The orthodoxy of investment has always been that over the long term “value” gets repriced in the market; undervalued cheap assets are recognized as informed and unbiased market participants allocate capital in efficient marketplaces; value outperforms. Names like Graham, Buffett and other investment heavyweights have said so numerous time. Right ?
Well … here is a chart of the ratio of growth stocks over value. Looks like two decades where we had two massive trends only to end up more or less where we were back at the turn of the century. Value outperformed growth after the 2000 dot-com bubble burst until the financial crisis of 2008. Rational investors would have expected an acceleration of value outperformance given state of the global economy at the time. Lo and behold growth stages a massive comeback up to date. The fuel ? Cheap money, bailouts, Fed backstop in fixed income markets. Sounds familiar ?

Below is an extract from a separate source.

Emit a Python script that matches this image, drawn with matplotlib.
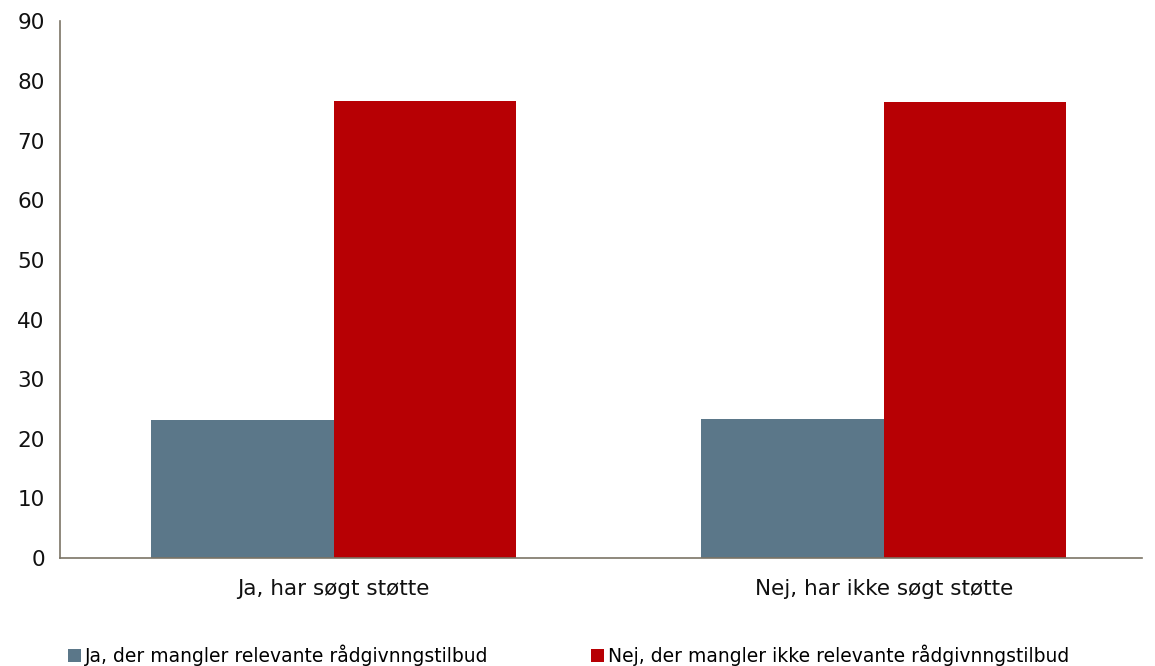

It is even clearer as a historical review, where instead of a ratio we just show return charts. Anyone invested in value stocks not only underperformed growth but seems to have lost decades worth of investment upside …
And the final nail in the coffin: Warren Buffett YTD has underperformed both value indices and growth indices. How is that possible ? The Oracle of Omaha !
There are so many academic papers on the subject and an avalanche of opinions; some more informed than others. I am not here to preach. For one I am not an Oracle.
The Roman philosopher Seneca said : “Res tantum valet quantum vendi potest” or “A thing is worth only what someone else will pay for it”. And here lies the crux of the matter.
Helicopter money will keep favouring growth names. It will also keep volatility subdued (but not risk) and markets extremely fragile to downside multi standard deviation moves. Value investing is not totally dead but I cannot see how it will come back from the twilight zone easily. For one, the new generation of investors (the Robinhood crowd) are “brand” investors without any valuation metrics in mind when they hit the buy button. The older generation will not take risks; their bond holdings are about to yield negative and they will hold on to what is left of their principal. And the rest will hang on for dear life on the passive index strategies (favouring growth) hoping the miraculous Fed put does not expire before they retire.
So what is the value of value ? For choice, I will go with Seneca. It is what most investors will pay for and it currently looks to be a discount to growth. Now and in the near-medium term. And the only way to navigate any potential shift back into value is not hope or belief. Rigid beliefs in investment themes is one of the worst mistakes investors can make. The way to follow and trade back into value is via systematic, quantitatively driven methods of allocating capital between equity factors that have persistent trends.
When the herd votes value, vote with them; not before.